One classical source for the case $n=2$, with somewhat old-fashioned notation for some of the related groups, is a paper by Richard Brauer and his student Cecil Nesbitt: On the modular characters of groups, Ann. of Math. (2) 42, (1941). 556–590. In this very special case, the actual modules are not too difficult to describe in terms of symmetric powers of the natural 2-dimensional module. But for arbitrary $n$ there are still mostly unknowns.

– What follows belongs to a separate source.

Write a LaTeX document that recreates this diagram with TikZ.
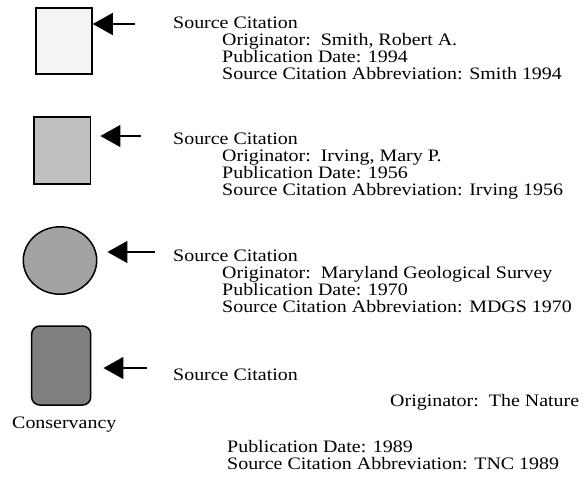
\documentclass[tikz,border=0pt]{standalone}
\usepackage{fontspec}
\setmainfont{Liberation Serif}[FakeStretch=1.14]
\usepackage{tikz}
\usetikzlibrary{positioning,arrows.meta,shapes.geometric}
\definecolor{shadeA}{RGB}{245,245,245}
\definecolor{shadeB}{RGB}{192,192,192}
\definecolor{shadeC}{RGB}{163,163,163}
\definecolor{shadeD}{RGB}{128,128,128}

\begin{document}
\begin{tikzpicture}[x=1pt, y=-1pt, >={Triangle[length=20pt,width=22pt]},
    font=\fontsize{17.5}{17}\selectfont,
    shp/.style={draw=black, line width=1.5pt, inner sep=0pt},
    txt/.style={anchor=base west, inner sep=0pt, align=left},
    arr/.style={->, line width=1.3pt}]

  \useasboundingbox (0,0) rectangle (585,483);

  % symbols
  \node[shp, rectangle, fill=shadeA, minimum width=56pt, minimum height=66pt] (sq1) at (64,41) {};
  \node[shp, rectangle, fill=shadeB, minimum width=56.7pt, minimum height=67pt] (sq2) at (62.3,150.5) {};
  \node[shp, ellipse, fill=shadeC, minimum width=73.4pt, minimum height=67.4pt] (circ) at (60,260.5) {};
  \node[shp, rectangle, rounded corners=8pt, fill=shadeD, minimum width=59pt, minimum height=79pt] (rr) at (61.2,365.5) {};

  % citations (multi-line nodes sit on their last baseline)
  \node[txt] (sc1) at (173,28.5) {Source Citation};
  \node[txt] (det1) at (222,79.5) {Originator:\ \ Smith, Robert A.\\Publication Date: 1994\\Source Citation Abbreviation: Smith 1994};

  \node[txt] (sc2) at (173,144.5) {Source Citation};
  \node[txt] (det2) at (222,195.5) {Originator:\ \ Irving, Mary P.\\Publication Date: 1956\\Source Citation Abbreviation: Irving 1956};

  \node[txt] (sc3) at (173,261.5) {Source Citation};
  \node[txt] (det3) at (222,312.5) {Originator:\ \ Maryland Geological Survey\\Publication Date: 1970\\Source Citation Abbreviation: MDGS 1970};

  \node[txt] (sc4) at (173,380) {Source Citation};
  \node[txt] (orig4) at (390,406.5) {Originator:\ \ The Nature};
  \node[txt] (cons) at (12,428.5) {Conservancy};
  \node[txt] (det4) at (227,469) {Publication Date: 1989\\Source Citation Abbreviation: TNC 1989};

  % pointers
  \coordinate (t1) at (135,24);
  \coordinate (t2) at (141,136);
  \coordinate (t3) at (155,252);
  \coordinate (t4) at (147,368);
  \draw[arr] (t1) -- (t1 -| sq1.east);
  \draw[arr, shorten >=9pt] (t2) -- (t2 -| sq2.east);
  \draw[arr, shorten >=10pt] (t3) -- (t3 -| circ.east);
  \draw[arr, shorten >=12pt] (t4) -- (t4 -| rr.east);
\end{tikzpicture}
\end{document}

For a modern survey which includes most of the relevant references (especially to work of Steinberg, Jantzen, Lusztig), see my LMS Lecture Notes 326: Modular Representations of Finite Groups of Lie Type (Cambridge, 2006), in particular Chapter 19. As in the study of the ambient algebraic groups, a parametrization of modular irreducibles by highest weights is readily given in terms of highest weights, which can be translated if desired into the language of partitions for general and special linear groups. See Jantzen's book Representations of Algebraic Groups (2nd ed., AMS, 2003). (Steinberg's twisted tensor product theorem from 1963 then shows how to deduce results for finite fields larger than the prime field.) While these particular groups are often much easier to study than arbitrary groups of Lie type, we still seem to be far from a complete understanding. And the partition viewpoint may not be too helpful.

But the details about dimensions and possible constructions of the modules are still largely unknown, apart from $n=2,3,4$. As Jantzen's book demonstrates, the dimension problems are well-organized and for large primes such data can in principle be computed from Lusztig's viewpoint in terms of Hecke algebras for certain affine Weyl groups. But as Geoff remarks, construction of the actual modules is quite problematic, while even the computations of degrees and such is usually beyond reach in practice.

Concerning tensor products and other constructions, little has been worked out except for very small $n$.